_Task material_

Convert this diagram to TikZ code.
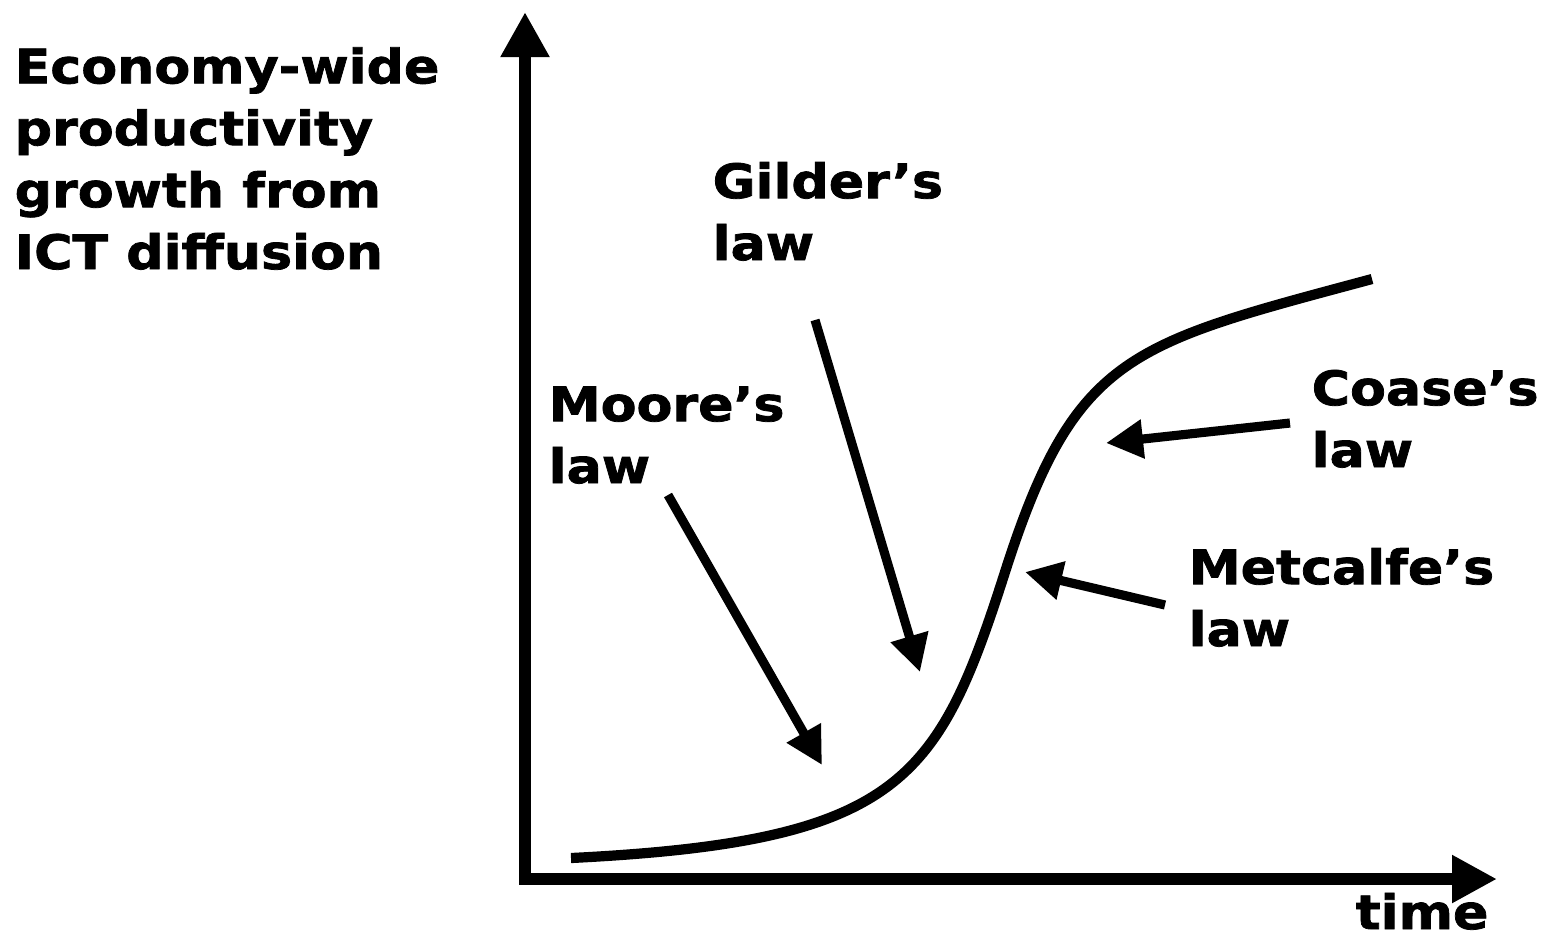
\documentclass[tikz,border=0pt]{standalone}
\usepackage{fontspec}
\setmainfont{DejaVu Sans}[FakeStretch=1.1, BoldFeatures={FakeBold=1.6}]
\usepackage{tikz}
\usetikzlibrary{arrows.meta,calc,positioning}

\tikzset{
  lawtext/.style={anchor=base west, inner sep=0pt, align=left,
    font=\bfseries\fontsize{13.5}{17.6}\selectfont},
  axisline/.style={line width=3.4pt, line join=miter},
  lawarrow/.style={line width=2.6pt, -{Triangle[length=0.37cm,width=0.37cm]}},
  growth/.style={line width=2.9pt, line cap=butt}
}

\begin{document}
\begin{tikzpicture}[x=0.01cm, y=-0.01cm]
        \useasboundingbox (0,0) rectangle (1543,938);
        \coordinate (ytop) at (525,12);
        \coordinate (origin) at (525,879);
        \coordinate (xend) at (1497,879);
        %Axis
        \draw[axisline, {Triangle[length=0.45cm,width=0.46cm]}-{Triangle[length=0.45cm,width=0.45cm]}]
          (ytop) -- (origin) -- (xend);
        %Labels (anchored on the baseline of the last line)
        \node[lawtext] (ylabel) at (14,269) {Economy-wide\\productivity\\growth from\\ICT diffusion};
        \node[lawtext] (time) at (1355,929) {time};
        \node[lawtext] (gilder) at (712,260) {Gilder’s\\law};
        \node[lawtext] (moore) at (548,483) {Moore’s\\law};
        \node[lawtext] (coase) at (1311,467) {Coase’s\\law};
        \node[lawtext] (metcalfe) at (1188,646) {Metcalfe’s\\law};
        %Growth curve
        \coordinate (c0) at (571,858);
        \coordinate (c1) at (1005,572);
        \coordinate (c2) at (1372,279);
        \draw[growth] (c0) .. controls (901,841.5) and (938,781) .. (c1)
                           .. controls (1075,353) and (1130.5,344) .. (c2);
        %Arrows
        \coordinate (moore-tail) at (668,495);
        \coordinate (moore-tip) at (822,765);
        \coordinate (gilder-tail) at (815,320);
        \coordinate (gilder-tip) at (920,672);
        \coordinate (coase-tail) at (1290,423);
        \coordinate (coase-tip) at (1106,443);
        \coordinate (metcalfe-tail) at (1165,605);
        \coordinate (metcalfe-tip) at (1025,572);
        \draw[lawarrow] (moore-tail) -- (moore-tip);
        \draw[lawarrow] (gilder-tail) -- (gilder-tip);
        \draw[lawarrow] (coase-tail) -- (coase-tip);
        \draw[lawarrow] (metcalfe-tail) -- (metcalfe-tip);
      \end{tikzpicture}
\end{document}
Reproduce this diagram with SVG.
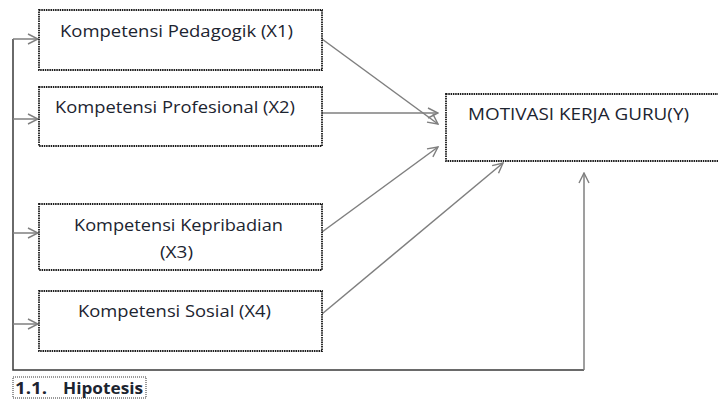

_Exercise brief_
Without including any picture, repeat the data exactly.

_Result of this task_
Convert this diagram to TikZ code.
\documentclass[tikz,border=0pt]{standalone}
\usepackage{fontspec}
\setmainfont{DejaVu Sans}[FakeStretch=1.1, BoldFeatures={FakeBold=1.6}]
\usepackage{tikz}
\usetikzlibrary{arrows.meta,calc,positioning}

\tikzset{
  lawtext/.style={anchor=base west, inner sep=0pt, align=left,
    font=\bfseries\fontsize{13.5}{17.6}\selectfont},
  axisline/.style={line width=3.4pt, line join=miter},
  lawarrow/.style={line width=2.6pt, -{Triangle[length=0.37cm,width=0.37cm]}},
  growth/.style={line width=2.9pt, line cap=butt}
}

\begin{document}
\begin{tikzpicture}[x=0.01cm, y=-0.01cm]
        \useasboundingbox (0,0) rectangle (1543,938);
        \coordinate (ytop) at (525,12);
        \coordinate (origin) at (525,879);
        \coordinate (xend) at (1497,879);
        %Axis
        \draw[axisline, {Triangle[length=0.45cm,width=0.46cm]}-{Triangle[length=0.45cm,width=0.45cm]}]
          (ytop) -- (origin) -- (xend);
        %Labels (anchored on the baseline of the last line)
        \node[lawtext] (ylabel) at (14,269) {Economy-wide\\productivity\\growth from\\ICT diffusion};
        \node[lawtext] (time) at (1355,929) {time};
        \node[lawtext] (gilder) at (712,260) {Gilder’s\\law};
        \node[lawtext] (moore) at (548,483) {Moore’s\\law};
        \node[lawtext] (coase) at (1311,467) {Coase’s\\law};
        \node[lawtext] (metcalfe) at (1188,646) {Metcalfe’s\\law};
        %Growth curve
        \coordinate (c0) at (571,858);
        \coordinate (c1) at (1005,572);
        \coordinate (c2) at (1372,279);
        \draw[growth] (c0) .. controls (901,841.5) and (938,781) .. (c1)
                           .. controls (1075,353) and (1130.5,344) .. (c2);
        %Arrows
        \coordinate (moore-tail) at (668,495);
        \coordinate (moore-tip) at (822,765);
        \coordinate (gilder-tail) at (815,320);
        \coordinate (gilder-tip) at (920,672);
        \coordinate (coase-tail) at (1290,423);
        \coordinate (coase-tip) at (1106,443);
        \coordinate (metcalfe-tail) at (1165,605);
        \coordinate (metcalfe-tip) at (1025,572);
        \draw[lawarrow] (moore-tail) -- (moore-tip);
        \draw[lawarrow] (gilder-tail) -- (gilder-tip);
        \draw[lawarrow] (coase-tail) -- (coase-tip);
        \draw[lawarrow] (metcalfe-tail) -- (metcalfe-tip);
      \end{tikzpicture}
\end{document}
Reproduce this diagram with SVG.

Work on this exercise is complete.